Error: Trying to backward through the graph a second time, but the saved intermediate results have already been freed. Specify retain_graph=True when calling backward the first time

Rajat_Sharma1 · June 22, 2021, 5:14pm

I have a situation where for each mini-batch, I have multiple nested data, for which model need to be trained.

for idx, batch in enumerate(train_dataloader):
    data = batch.get("data").squeeze(0)
    op = torch.zeros(size) #zero_initializations
    for i in range(data.shape[0]):
        optimizer.zero_grad()
        current_data = data[i, ...]
        start_to_current_data = data[:i+1, ...]
        target =  some_transformation_func(start_to_current_data)
        op = model(current_data, op)
        loss = criterion(op, target)
        loss.backward()
        optimizer.step()

But when I start training, I get the following error RuntimeError: Trying to backward through the graph a second time, but the saved intermediate results have already been freed. Specify retain_graph=True when calling backward the first time. Setting retain_graph=True increase the memory usage and I can not train the model. How can I fix this.

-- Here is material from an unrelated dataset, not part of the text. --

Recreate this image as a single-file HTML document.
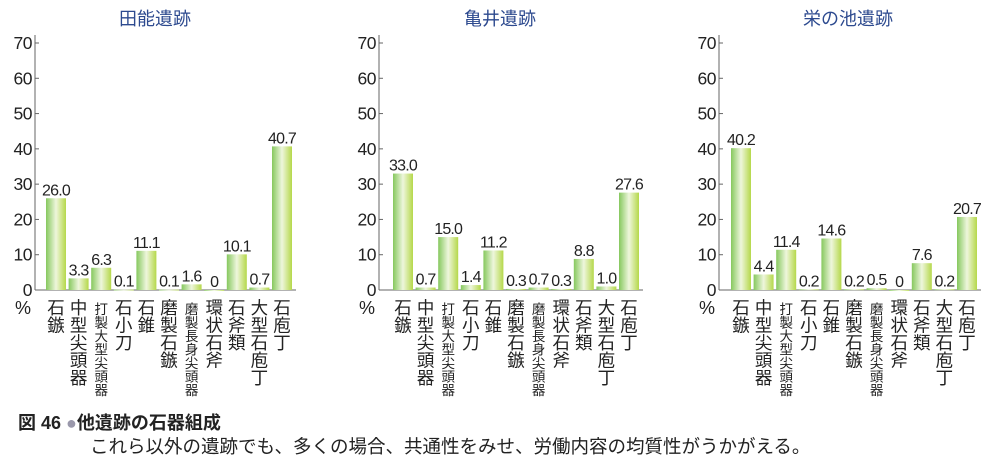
<!DOCTYPE html>
<html><head><meta charset="utf-8"><style>
body{margin:0;background:#fff;width:1000px;height:476px;overflow:hidden;font-family:"Liberation Sans","Noto Sans CJK JP",sans-serif}
svg{position:absolute;left:0;top:0}
.cap1{position:absolute;left:18px;top:409px;font-size:18px;font-weight:bold;color:#222}
.cap2{position:absolute;left:90px;top:433px;font-size:18.5px;color:#222}
</style></head><body>
<svg id="c" width="1000" height="410">
<defs><linearGradient id="g" x1="0" x2="1" y1="0" y2="0">
<stop offset="0" stop-color="#86c85e"/><stop offset="0.5" stop-color="#eef6dc"/><stop offset="1" stop-color="#b5d84a"/></linearGradient></defs>
</svg>
<div class="cap1">図 46 <span style="color:#9a98ab">●</span>他遺跡の石器組成</div>
<div class="cap2">これら以外の遺跡でも、多くの場合、共通性をみせ、労働内容の均質性がうかがえる。</div>
<script>
const categories=["石鏃","中型尖頭器","打製大型尖頭器","石小刀","石錐","磨製石鏃","磨製長身尖頭器","環状石斧","石斧類","大型石庖丁","石庖丁"];
const siteNames=["田能遺跡","亀井遺跡","栄の池遺跡"];
const valuesTano=[26.0,3.3,6.3,0.1,11.1,0.1,1.6,0,10.1,0.7,40.7];
const valuesKamei=[33.0,0.7,15.0,1.4,11.2,0.3,0.7,0.3,8.8,1.0,27.6];
const valuesSakae=[40.2,4.4,11.4,0.2,14.6,0.2,0.5,0,7.6,0.2,20.7];
const labelsTano=["26.0","3.3","6.3","0.1","11.1","0.1","1.6","0","10.1","0.7","40.7"];
const labelsKamei=["33.0","0.7","15.0","1.4","11.2","0.3","0.7","0.3","8.8","1.0","27.6"];
const labelsSakae=["40.2","4.4","11.4","0.2","14.6","0.2","0.5","0","7.6","0.2","20.7"];
const yTicks=[0,10,20,30,40,50,60,70];
const svg=document.getElementById('c');const NS='http://www.w3.org/2000/svg';
function mk(t,a,txt){const e=document.createElementNS(NS,t);for(const k in a)e.setAttribute(k,a[k]);if(txt!==undefined)e.textContent=txt;svg.appendChild(e);return e;}
const y0=290,yTop=43;
function yS(v){return y0-(v/70)*(y0-yTop);}
function draw(ax,firstC,vals,labs,name,titleX,si){
  const pitch=22.6;const xS=i=>firstC+i*pitch;
  let e=mk('text',{x:titleX,y:25,'text-anchor':'middle','font-size':18,fill:'#2d4a8f'},name);
  
  
  e=mk('line',{x1:ax,y1:yTop-8,x2:ax,y2:y0,stroke:'#666','stroke-width':1});
  
  
  e=mk('line',{x1:ax,y1:y0,x2:xS(10)+14,y2:y0,stroke:'#666','stroke-width':1});
  
  
  yTicks.forEach(t=>{
    mk('line',{x1:ax,y1:yS(t),x2:ax+4,y2:yS(t),stroke:'#666'});
    e=mk('text',{x:ax-3,y:yS(t)+6,'text-anchor':'end','font-size':17.5,fill:'#222','letter-spacing':'-0.5'},String(t));
    
    
  });
  e=mk('text',{x:ax-4,y:314,'text-anchor':'end','font-size':18,fill:'#222'},'%');
  
  
  vals.forEach((v,i)=>{
    const h=y0-yS(v);
    e=mk('rect',{x:xS(i)-10,y:yS(v),width:20,height:Math.max(h,0.8),fill:'url(#g)'});
    
    
    e=mk('text',{x:xS(i),y:yS(v)-3,'text-anchor':'middle','font-size':16,fill:'#222','letter-spacing':'-0.8'},labs[i]);
    
    
    const chars=[...categories[i]];const fs=chars.length>5?13.5:17.5;
    chars.forEach((ch,j)=>{
      e=mk('text',{x:xS(i),y:314+j*fs,'text-anchor':'middle','font-size':fs,fill:'#222'},ch);
      
      
    });
  });
}
draw(35,56,valuesTano,labelsTano,siteNames[0],155,0);
draw(379,403,valuesKamei,labelsKamei,siteNames[1],500,1);
draw(719,741,valuesSakae,labelsSakae,siteNames[2],848,2);
</script>
</body></html>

eqy · June 22, 2021, 5:27pm

I’m not sure this is the cause of your issue, but it looks like your model output op isn’t used in the loss calculation at all?

Rajat_Sharma1 · June 22, 2021, 5:31pm

It was a typo. I fixed it.

eqy · June 22, 2021, 5:35pm

I think there might be an issue because the same data tensor is used multiple times, and I am wondering if there is a gradient calculation here. Can you see what happens when you set data.requires_grad = False when it is returned by batch.get?

A miscellaneous note: You can try timing to see if there is an actual difference, but I don’t think the line op = torch.zeros(size) #zero_initializations will actually save time based on how allocations are done. If anything it might just make autograd more confusing if the assignment happens with the actual tensor values rather than just the object references.

Rajat_Sharma1 · June 22, 2021, 5:44pm

Setting op = torch.zeros(size) #zero_initializations does not have anything to do with the timing. It is the network architecture where output of the model is fed back as input along with other input. For the very first time it is initialized as zeros.

Rajat_Sharma1 · June 22, 2021, 5:51pm

@ptrblck Can you help me out in this case.

ptrblck · June 22, 2021, 8:26pm

This might be the culprit, as the computation graph might be kept alive using this approach.
Assuming you don’t want to backpropagate through the previous iterations, you could detach the tensor via op.detach_() in each iteration.